## To do:
Set down, exactly as written, the lines from the top of the data to the line that holds "ax.bar(x, per_tahun, width=w, bottom=ytd, color=gold, zorder=2)", and omit the pictures.

## Given records:
──────
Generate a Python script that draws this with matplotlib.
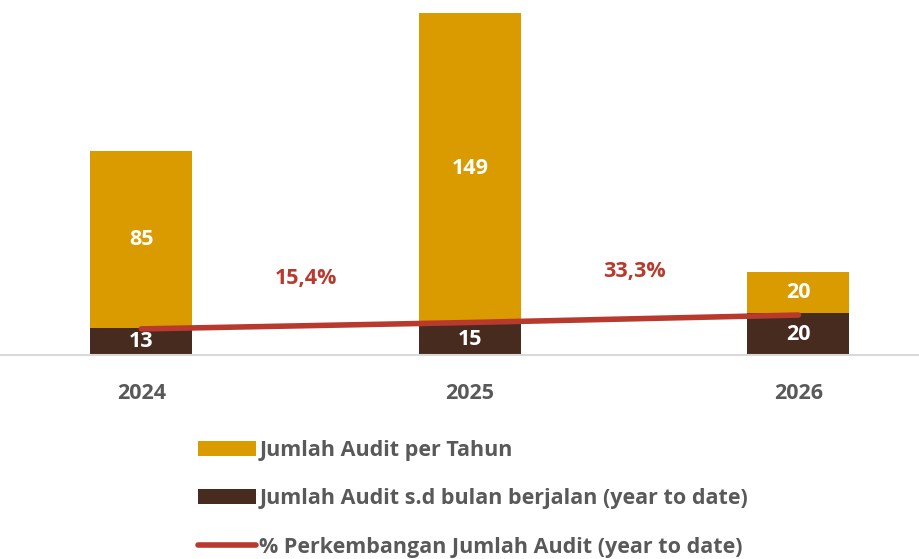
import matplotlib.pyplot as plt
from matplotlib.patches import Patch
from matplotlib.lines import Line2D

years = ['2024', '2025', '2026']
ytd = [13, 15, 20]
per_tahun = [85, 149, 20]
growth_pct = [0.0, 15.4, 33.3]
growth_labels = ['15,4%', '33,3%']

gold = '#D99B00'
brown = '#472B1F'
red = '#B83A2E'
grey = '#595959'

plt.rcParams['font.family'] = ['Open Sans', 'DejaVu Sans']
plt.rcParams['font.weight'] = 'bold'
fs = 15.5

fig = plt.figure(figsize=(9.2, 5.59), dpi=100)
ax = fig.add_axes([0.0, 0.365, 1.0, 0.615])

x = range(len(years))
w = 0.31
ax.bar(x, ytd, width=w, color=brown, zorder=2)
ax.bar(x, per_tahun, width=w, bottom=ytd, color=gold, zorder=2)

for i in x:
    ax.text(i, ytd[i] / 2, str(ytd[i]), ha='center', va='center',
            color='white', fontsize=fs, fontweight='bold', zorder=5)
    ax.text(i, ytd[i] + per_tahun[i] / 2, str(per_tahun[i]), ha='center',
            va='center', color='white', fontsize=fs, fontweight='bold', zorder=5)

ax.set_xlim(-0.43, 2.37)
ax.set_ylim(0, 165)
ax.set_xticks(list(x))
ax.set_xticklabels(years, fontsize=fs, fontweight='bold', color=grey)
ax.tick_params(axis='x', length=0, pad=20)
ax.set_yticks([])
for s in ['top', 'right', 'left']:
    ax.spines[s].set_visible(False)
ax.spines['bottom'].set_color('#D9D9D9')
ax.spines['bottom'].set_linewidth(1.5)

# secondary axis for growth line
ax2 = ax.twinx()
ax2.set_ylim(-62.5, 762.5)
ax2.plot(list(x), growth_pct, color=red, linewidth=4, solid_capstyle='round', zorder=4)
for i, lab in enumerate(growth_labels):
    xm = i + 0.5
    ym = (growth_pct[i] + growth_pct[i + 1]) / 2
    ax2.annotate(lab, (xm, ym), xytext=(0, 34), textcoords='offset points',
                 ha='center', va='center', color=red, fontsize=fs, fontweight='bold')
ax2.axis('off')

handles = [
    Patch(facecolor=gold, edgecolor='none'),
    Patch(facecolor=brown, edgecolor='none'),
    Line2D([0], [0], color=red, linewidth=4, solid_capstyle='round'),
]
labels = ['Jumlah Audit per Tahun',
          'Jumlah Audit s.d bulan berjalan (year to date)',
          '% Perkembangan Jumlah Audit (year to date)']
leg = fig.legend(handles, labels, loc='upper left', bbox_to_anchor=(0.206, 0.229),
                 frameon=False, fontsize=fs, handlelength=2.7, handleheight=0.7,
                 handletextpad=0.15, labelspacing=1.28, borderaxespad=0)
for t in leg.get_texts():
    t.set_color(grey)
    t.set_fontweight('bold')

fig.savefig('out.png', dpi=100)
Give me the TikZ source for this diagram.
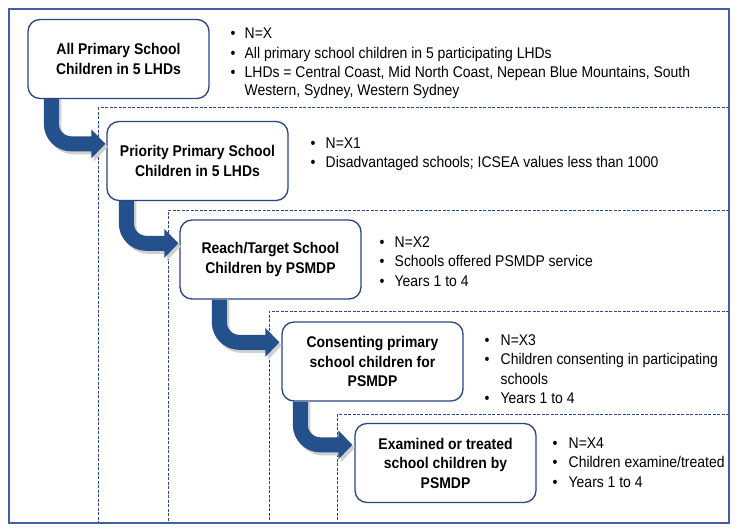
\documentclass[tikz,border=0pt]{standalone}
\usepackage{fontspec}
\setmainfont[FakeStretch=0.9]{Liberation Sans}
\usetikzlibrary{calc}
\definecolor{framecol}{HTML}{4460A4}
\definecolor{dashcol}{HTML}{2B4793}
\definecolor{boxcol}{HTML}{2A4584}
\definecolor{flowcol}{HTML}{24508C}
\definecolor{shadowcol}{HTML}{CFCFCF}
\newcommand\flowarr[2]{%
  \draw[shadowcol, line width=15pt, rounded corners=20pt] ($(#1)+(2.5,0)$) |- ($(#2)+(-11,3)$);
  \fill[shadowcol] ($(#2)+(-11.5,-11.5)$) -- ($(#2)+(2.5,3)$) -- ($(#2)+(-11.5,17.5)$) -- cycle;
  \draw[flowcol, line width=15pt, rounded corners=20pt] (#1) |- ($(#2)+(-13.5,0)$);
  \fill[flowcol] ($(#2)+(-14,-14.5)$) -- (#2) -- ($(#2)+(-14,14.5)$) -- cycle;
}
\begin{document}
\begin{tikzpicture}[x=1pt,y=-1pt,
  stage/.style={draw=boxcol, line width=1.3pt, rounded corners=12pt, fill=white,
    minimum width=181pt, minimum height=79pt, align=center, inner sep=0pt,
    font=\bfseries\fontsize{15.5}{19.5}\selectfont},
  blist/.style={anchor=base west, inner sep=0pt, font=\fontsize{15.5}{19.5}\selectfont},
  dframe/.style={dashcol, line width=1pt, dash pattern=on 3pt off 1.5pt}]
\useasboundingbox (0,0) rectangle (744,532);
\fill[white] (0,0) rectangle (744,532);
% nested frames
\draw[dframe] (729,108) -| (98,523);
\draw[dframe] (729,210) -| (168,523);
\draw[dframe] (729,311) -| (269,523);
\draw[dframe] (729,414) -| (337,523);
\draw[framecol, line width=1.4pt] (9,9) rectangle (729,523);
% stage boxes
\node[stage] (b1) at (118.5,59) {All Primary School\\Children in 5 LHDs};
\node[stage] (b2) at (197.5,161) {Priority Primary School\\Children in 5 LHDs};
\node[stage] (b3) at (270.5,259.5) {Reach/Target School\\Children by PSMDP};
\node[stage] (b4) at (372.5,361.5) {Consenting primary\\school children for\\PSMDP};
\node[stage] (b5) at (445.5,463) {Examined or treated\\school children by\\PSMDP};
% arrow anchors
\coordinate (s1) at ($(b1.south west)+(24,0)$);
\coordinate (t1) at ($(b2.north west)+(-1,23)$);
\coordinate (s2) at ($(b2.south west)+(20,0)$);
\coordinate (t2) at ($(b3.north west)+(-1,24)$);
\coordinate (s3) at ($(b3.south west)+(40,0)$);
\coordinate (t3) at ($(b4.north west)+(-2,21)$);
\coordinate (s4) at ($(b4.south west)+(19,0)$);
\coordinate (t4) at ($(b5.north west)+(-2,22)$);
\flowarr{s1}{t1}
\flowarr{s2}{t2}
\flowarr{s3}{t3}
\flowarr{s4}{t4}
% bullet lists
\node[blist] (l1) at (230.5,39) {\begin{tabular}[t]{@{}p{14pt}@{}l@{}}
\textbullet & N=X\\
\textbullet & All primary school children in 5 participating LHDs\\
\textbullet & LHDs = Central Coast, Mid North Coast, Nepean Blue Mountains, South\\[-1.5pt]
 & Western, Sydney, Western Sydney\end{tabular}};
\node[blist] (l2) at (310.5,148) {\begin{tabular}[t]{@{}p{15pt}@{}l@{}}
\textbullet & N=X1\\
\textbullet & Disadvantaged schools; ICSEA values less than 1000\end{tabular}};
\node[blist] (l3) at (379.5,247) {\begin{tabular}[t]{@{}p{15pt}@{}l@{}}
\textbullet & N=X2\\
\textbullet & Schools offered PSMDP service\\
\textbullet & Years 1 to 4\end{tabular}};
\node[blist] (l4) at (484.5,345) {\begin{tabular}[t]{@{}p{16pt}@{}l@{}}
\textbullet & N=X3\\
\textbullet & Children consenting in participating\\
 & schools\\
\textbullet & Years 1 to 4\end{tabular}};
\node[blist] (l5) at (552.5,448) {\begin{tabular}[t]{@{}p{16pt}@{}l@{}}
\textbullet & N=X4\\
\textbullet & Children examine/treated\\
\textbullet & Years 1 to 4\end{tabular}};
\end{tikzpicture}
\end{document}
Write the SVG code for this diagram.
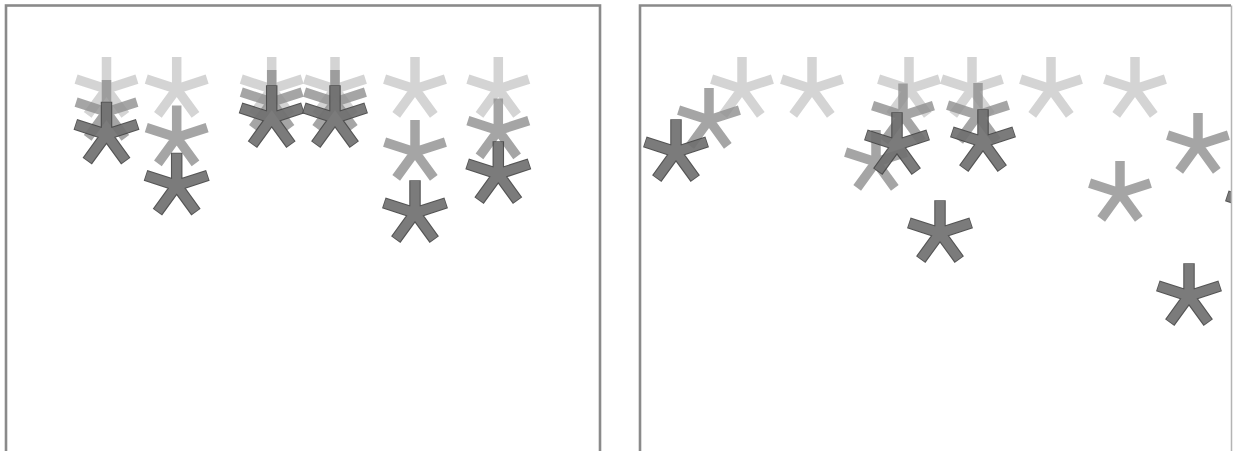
──────
## Solution:
Generate a Python script that draws this with matplotlib.
import matplotlib.pyplot as plt
from matplotlib.patches import Patch
from matplotlib.lines import Line2D

years = ['2024', '2025', '2026']
ytd = [13, 15, 20]
per_tahun = [85, 149, 20]
growth_pct = [0.0, 15.4, 33.3]
growth_labels = ['15,4%', '33,3%']

gold = '#D99B00'
brown = '#472B1F'
red = '#B83A2E'
grey = '#595959'

plt.rcParams['font.family'] = ['Open Sans', 'DejaVu Sans']
plt.rcParams['font.weight'] = 'bold'
fs = 15.5

fig = plt.figure(figsize=(9.2, 5.59), dpi=100)
ax = fig.add_axes([0.0, 0.365, 1.0, 0.615])

x = range(len(years))
w = 0.31
ax.bar(x, ytd, width=w, color=brown, zorder=2)
ax.bar(x, per_tahun, width=w, bottom=ytd, color=gold, zorder=2)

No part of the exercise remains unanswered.